If disunity is death in politics, Malcolm Turnbull's best chance of staying alive is for Barnaby Joyce to lead the National Party out of the Coalition and for himself to move the Liberal Party out of John Howard's shadow. Simply taking random pot shots at the Rudd government won’t work, particularly while voters are distracted by ongoing ructions in the Liberal and the National parties.
The Coalition has done badly in the opinion polls ever since the Howard government lost last November’s election. Initially, Turnbull was well received by voters after replacing Brendan Nelson as Liberal leader in September. But his approval rating in last week’s polling crashed. Admittedly, it’s not an easy time to be Opposition leader. Rudd is treating the current economic turmoil as akin to “a series of national security crises” and is reaping the rewards for taking decisive action.
A large chunk of the government’s $10.4 billion stimulus package was delivered to retirees and families last week, with minsters urging them to spend the money before Christmas. A group of economists argued that it have been better to tie part of the money to spending on items such as smart electricity meters, solar hot water heaters and home insulation to provide ongoing benefits. But the flood of cash has not hurt Rudd’s approval ratings and seems to have helped boost consumer confidence.
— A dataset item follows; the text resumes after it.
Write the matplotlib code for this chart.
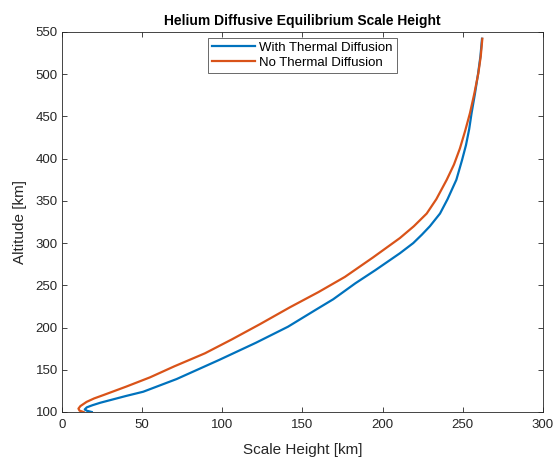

Such effects often prove ephemeral. If unemployment keeps rising, the mood could be very different by February. The government need not suffer electorally, however, if the Opposition doesn’t look like it can provide a steady pair of hands on the tiller. Turnbull can’t afford a repeat of the debacle on the last senate sitting day in which Joyce and three other National senators voted against the wishes of the shadow cabinet on a major infrastructure bill. So did two Liberals. Another 25 abstained, including the Liberal leader in the Senate, Nick Minchin.
Although he is the National’s Senate leader, Joyce refuses to take a Coalition shadow portfolio in case he has to vote the same way as the Liberals. But Joyce is the Nationals’ best hope of attracting votes at the next election. Unlike the current leader Warren Truss, he has the ability to “cut through” to voters.
To capitalise on this ability, Joyce needs to move the House of Representatives, replace Truss as leader, then take the Nationals out of the Coalition. Easier said than done, of course. Joyce lives in St George in western Queensland. If the local member Bruce Scott won’t step aside, Truss should vacate his coastal Queensland seat of Wide Bay. The Liberals would also gain if the Nationals left the Coalition. Headlines about “splits” would vanish.
One obvious drawback is that the parties would come under pressure during an election campaign to outline their terms for forming a coalition if they win enough votes to govern. Nevertheless, the Liberals and the Nationals succeeded in forming a new coalition government in Western Australia after campaigning as separate parties at the state election in September.
Federally, the Liberals need to recognise that they were overly dependent on one man — John Howard— for electoral success. Howard was a skilled politician, but also extremely lucky. He won the 1998 election with a minority of the two-party preferred vote. He rode to victory in 2001 in the wake of the September 11 terrorist atrocities in the US and local fears about asylum seekers. A volatile new Labor leader Mark Latham imploded before the 2004 election. By 2007, Howard had run out of puff. As he acknowledged before the election, his colleagues kept expecting him to pull a rabbit out of a hat, but he had neither rabbit not hat.
Voters made it plain that they wanted to move on, but a recalcitrant group of Liberal parliamentarians behave as if nothing changed at the 2007 election. When Labor introduced its new industrial relations laws last month, some Liberals demanded that Turnbull “show some guts” and oppose any change to Howard’s unpopular Work Choice laws. Turnbull took the view that voters had given Labor had a mandate for change, but would oppose any deviation from what was put to the electorate.
Not every thing needs to be jettisoned. The Rudd government, for example, has no plausible explanation for cutting Howard’s projected spending on the CSIRO, the Australian Bureau of Statistics and Meteorological Bureau. Conversely, Turnbull could remain true to liberal values about individual liberty by urging Rudd to repeal Howard’s revival of sedition laws which make it a criminal offence to “bring the sovereign into hatred or contempt”, and “urge disaffection” against the government.
But the main requirement is to convince voters that the Liberals offer an acceptable alterative to Rudd’s team on the economy. When he was shadow Treasurer earlier in the year, Turnbull correctly argued that government and the Reserve Bank had badly underestimated the likely fall-out from the sub-prime lending crisis in the US.
Since becoming leader, however, he has been too reactive, too willing to snipe at whatever the government does, too captive to the demands of the 24 hour news cycle to have something negative to say. He should relax over Christmas and come back with a more coherent story to tell.